**INSTRUCTIONS TO FOLLOW**
Only lines with the string "matplotlib" matter here; gather them from the material below.

**PROVIDED DATA**

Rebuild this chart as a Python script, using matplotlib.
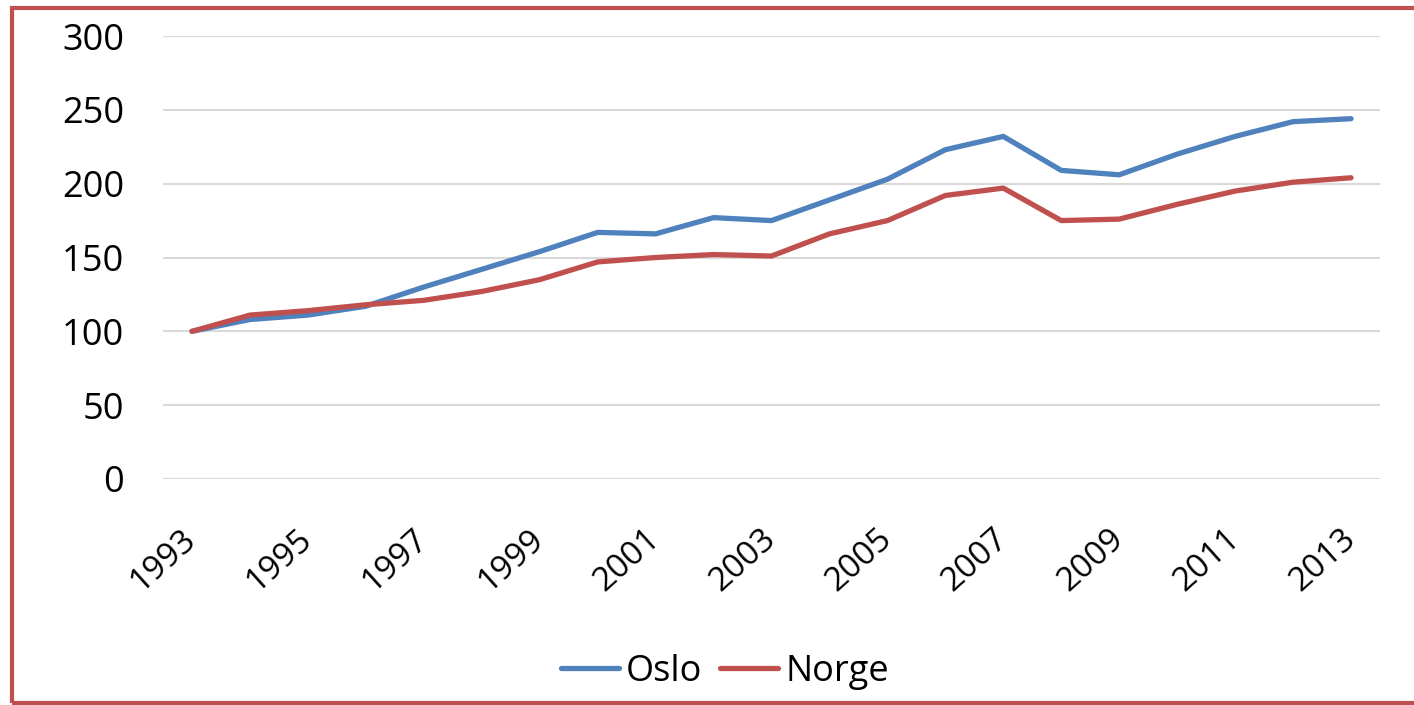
import matplotlib
matplotlib.use("Agg")
import matplotlib.pyplot as plt
from matplotlib.patches import Rectangle

years = list(range(1993, 2014))
oslo = [100, 108, 111, 117, 130, 142, 154, 167, 166, 177, 175, 189, 203, 223, 232,
        209, 206, 220, 232, 242, 244]
norge = [100, 111, 114, 118, 121, 127, 135, 147, 150, 152, 151, 166, 175, 192, 197,
         175, 176, 186, 195, 201, 204]
ylabels = [0, 50, 100, 150, 200, 250, 300]

plt.rcParams['font.family'] = ['Open Sans', 'DejaVu Sans']

W, H = 1414, 705
fig = plt.figure(figsize=(W / 100, H / 100), dpi=100)
ax = fig.add_axes([163 / W, 1 - 479 / H, (1380 - 163) / W, (479 - 36) / H])

x = list(range(len(years)))
ax.plot(x, oslo, color="#4F81BD", lw=3.8, solid_capstyle="round", label="Oslo", zorder=3)
ax.plot(x, norge, color="#C0504D", lw=3.8, solid_capstyle="round", label="Norge", zorder=3)

ax.set_xlim(-0.5, len(years) - 0.5)
ax.set_ylim(0, 300)
ax.set_yticks(ylabels)
ax.set_xticks(x[::2])
ax.set_xticklabels([str(y) for y in years[::2]], rotation=42, ha="right",
                   va="center", rotation_mode="anchor")
ax.tick_params(axis="y", length=0, labelsize=26, pad=28)
ax.tick_params(axis="x", length=0, labelsize=24, pad=40)
ax.grid(axis="y", color="#D9D9D9", lw=1.5)
ax.set_axisbelow(True)
for s in ax.spines.values():
    s.set_visible(False)

fig.legend(loc="center", bbox_to_anchor=(725 / W, 1 - 672 / H), ncol=2, frameon=False,
           fontsize=26, handlelength=1.6, handletextpad=0.2, columnspacing=0.5)

fig.patches.append(Rectangle((12 / W, 1 - 703 / H), (W + 20) / W, (703 - 8) / H,
                             transform=fig.transFigure, fill=False,
                             edgecolor="#C0504D", lw=3, zorder=0))

fig.savefig("out.png", dpi=100)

**OUTPUT FOR THIS EXERCISE**
Rebuild this chart as a Python script, using matplotlib.
import matplotlib
matplotlib.use("Agg")
import matplotlib.pyplot as plt
from matplotlib.patches import Rectangle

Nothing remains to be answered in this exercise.